Resource Management for Distributed Continuous Media Servers (DCMS)
Consider a network of storage and streaming nodes that serve continuous media objects such as video, audio, etc. [1]. Servers are scattered globally according to locality of users and interconnected via high-speed dedicated links (see [2] for a typical service model). A user connects to some local server and requests for an object: we will implement a middle-ware to locate the replicas of the object in the network, determine the path with minimum cost to stream the object to the user across the network, and suggest an appropriate caching strategy to the servers along the path.
Considering the variable cost of the paths, use your imagination to visualize a DCMS network as a large set of moving objects (the servers and the media objects) interconnected via a bunch of springs (the links) according to a specific topology; i.e. similar to the funny models for molecular networks, as we have all seen and played with at our physics/chemistry labs! The loads imposed by users to the network at different points of time are the forces that cause the moving objects to vibrate. In such a dynamic environment, our middle-ware is supposed to monitor the spatial state of the objects and respond range and nearest neighbor queries in reply to local severs that try to reserve resources as users demand for objects. Distance scan queries can also come handy when servers along a path need to know if they are to cache the streamed objects; decision is to be made according to users' access pattern that has temporal attributes.
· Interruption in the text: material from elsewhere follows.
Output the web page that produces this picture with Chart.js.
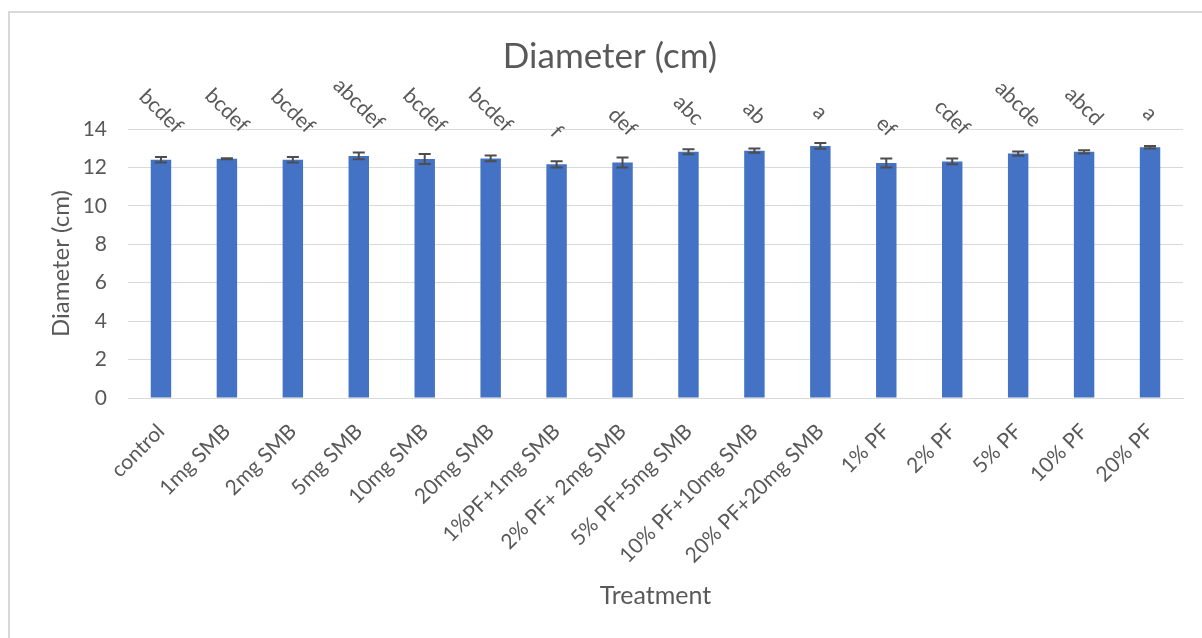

The details of the middle-ware are yet to be discussed, but generally it should be implemented as a directory service [3]. Implementation of the main functionalities will be in C++, although for visualization of the functionalities we can use Java.
Challenges:
1) Large number of moving objects
2) Rapidly changing environment
3) Real-time constraints for query response, to minimize latency
4) Distributed database design, if we decide to implement a distributed directory service
Who should join the project:
If you want to gain some experience with distributed computing, network resource management, continuous media streaming, and most importantly if you want to challenge yourself with designing an efficient spatio-temporal database, this is the project you should join.
Some References:
[1] Cyrus Shahabi, Mohammad Alshayeji and Shimeng Wang. A Redundant Hierarchical Structure for a Distributed Continuous Media Server , In Proceedings of the IDMS'97, September 1997 (available at http://dimlab.usc.edu/Research.html#II).
[2] http://www.akamai.com
[3] Andrew D. Birrell, Roy Levin, Michael D. Schroeder and Roger M. Needham. Grapevine: an exercise in distributed computing . Commun. ACM 25, 4 (Apr. 1982), Pages 260 - 274.
Multi-dimensional Data Clustering/Outlier detection
We are to implement an application, as effectively as possible, for Clustering (or Trend)/Outlier (or Surprise) detection in multi-dimensional database, and of course, this application should support different levels of resolutions (say, within last week, last month, last year and so on). Basically we will be using the wavelet transforms to achieve this goal. One example would be the 2D TSA-tree in spatial database (http://dimlab.usc.edu/DocsDemos/ssdbm.ps.gz).
The details are yet to be determined, but for the time being, some possible points of concerns might be the following. First, what on earth is the exact mathematical definition of SURPRISE? In fact, this really matters; a proper definition could save us a lot of work. And also, should we apply wavelet transforms on every dimension? The answer is not necessary. So there's one optimization problem here in the algorithm concern. Also, how sparse can we expect from the transform result and do we have other strategy (besides the 2D OTSA) to save the storage space This application will be implemented in C++, and one goal for this project is for you to gain experience in the multi-dimensional data mining.